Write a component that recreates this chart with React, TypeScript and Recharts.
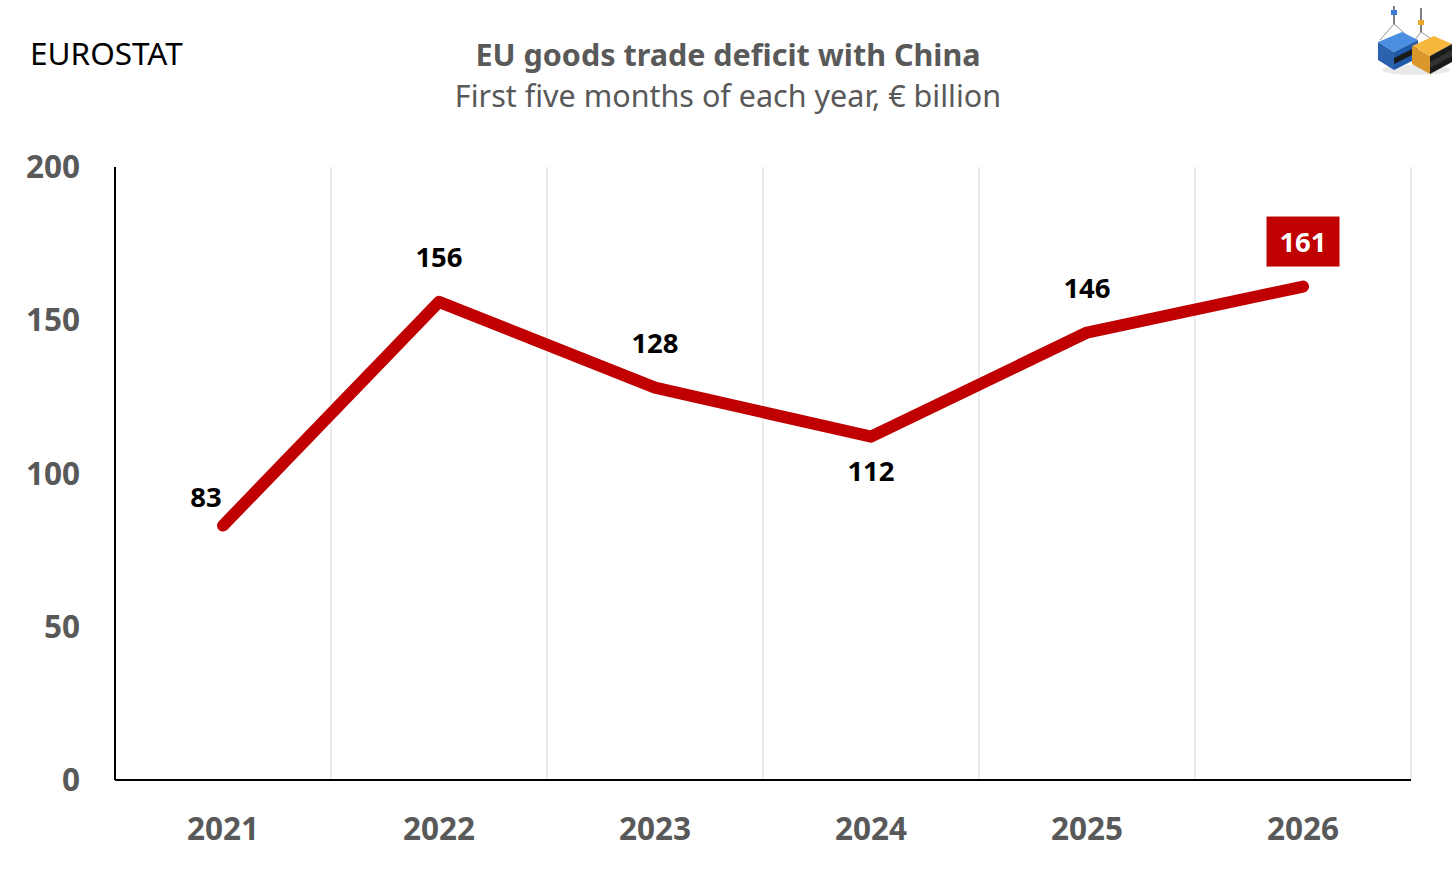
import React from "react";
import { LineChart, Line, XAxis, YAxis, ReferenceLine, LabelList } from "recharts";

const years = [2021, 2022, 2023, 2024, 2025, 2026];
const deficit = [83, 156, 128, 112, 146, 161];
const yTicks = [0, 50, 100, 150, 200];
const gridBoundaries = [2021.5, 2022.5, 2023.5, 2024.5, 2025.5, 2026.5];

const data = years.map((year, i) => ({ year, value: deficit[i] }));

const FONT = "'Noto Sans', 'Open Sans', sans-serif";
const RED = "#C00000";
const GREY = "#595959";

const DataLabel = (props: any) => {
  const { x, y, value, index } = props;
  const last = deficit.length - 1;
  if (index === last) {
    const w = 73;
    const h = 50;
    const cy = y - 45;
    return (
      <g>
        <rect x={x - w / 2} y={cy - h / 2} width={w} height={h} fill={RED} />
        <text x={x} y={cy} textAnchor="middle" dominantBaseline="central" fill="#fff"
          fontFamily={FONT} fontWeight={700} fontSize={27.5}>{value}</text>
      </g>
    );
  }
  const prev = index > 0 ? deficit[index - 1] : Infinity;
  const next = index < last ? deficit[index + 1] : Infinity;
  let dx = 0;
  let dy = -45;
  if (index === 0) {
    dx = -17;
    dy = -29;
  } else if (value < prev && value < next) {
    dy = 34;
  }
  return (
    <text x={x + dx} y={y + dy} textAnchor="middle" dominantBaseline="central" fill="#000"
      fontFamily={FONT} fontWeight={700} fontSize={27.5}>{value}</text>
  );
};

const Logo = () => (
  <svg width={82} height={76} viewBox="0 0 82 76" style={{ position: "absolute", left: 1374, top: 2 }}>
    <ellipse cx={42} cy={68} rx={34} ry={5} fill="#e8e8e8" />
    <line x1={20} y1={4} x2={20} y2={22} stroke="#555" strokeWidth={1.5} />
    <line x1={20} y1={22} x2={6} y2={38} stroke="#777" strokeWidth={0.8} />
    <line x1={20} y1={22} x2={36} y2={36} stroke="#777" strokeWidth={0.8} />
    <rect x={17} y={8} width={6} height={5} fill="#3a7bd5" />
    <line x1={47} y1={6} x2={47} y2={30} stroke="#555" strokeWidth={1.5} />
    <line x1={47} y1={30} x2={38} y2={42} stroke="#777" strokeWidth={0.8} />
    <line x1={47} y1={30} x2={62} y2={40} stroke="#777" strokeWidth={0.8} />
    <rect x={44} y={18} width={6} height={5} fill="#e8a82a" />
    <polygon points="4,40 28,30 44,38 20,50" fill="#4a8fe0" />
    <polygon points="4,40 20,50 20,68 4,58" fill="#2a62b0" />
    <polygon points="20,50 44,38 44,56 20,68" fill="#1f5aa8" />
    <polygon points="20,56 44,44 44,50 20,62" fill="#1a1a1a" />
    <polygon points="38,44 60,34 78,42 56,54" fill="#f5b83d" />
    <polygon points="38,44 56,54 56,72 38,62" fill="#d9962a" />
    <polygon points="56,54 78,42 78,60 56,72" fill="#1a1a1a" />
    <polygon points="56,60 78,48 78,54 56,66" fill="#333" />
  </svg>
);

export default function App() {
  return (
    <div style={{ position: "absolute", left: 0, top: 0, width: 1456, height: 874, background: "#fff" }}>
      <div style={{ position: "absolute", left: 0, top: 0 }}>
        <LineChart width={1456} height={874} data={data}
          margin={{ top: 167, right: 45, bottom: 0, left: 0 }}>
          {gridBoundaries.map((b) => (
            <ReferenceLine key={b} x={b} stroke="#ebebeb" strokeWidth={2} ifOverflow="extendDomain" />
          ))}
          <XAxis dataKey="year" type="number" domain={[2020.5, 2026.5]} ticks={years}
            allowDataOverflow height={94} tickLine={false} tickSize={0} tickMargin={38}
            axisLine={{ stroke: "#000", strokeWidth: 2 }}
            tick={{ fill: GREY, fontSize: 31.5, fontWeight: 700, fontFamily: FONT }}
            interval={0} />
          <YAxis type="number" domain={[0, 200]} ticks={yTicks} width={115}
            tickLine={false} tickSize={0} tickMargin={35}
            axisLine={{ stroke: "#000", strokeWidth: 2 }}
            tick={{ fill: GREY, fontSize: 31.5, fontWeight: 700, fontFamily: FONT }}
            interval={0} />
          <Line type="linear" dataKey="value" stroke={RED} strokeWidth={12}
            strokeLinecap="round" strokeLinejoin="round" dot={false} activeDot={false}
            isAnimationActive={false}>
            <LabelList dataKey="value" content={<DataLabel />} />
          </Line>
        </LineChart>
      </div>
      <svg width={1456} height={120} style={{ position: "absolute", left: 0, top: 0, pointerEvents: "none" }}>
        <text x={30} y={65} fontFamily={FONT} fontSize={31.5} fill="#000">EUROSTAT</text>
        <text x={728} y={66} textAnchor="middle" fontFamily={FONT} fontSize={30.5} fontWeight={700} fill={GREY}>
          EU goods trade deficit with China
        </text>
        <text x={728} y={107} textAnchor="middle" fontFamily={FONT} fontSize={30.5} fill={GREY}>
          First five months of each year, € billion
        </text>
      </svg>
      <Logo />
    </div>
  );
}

## Set exercise
From the listing above, return each line with the word "React".

## Exercise response
Write a component that recreates this chart with React, TypeScript and Recharts.
import React from "react";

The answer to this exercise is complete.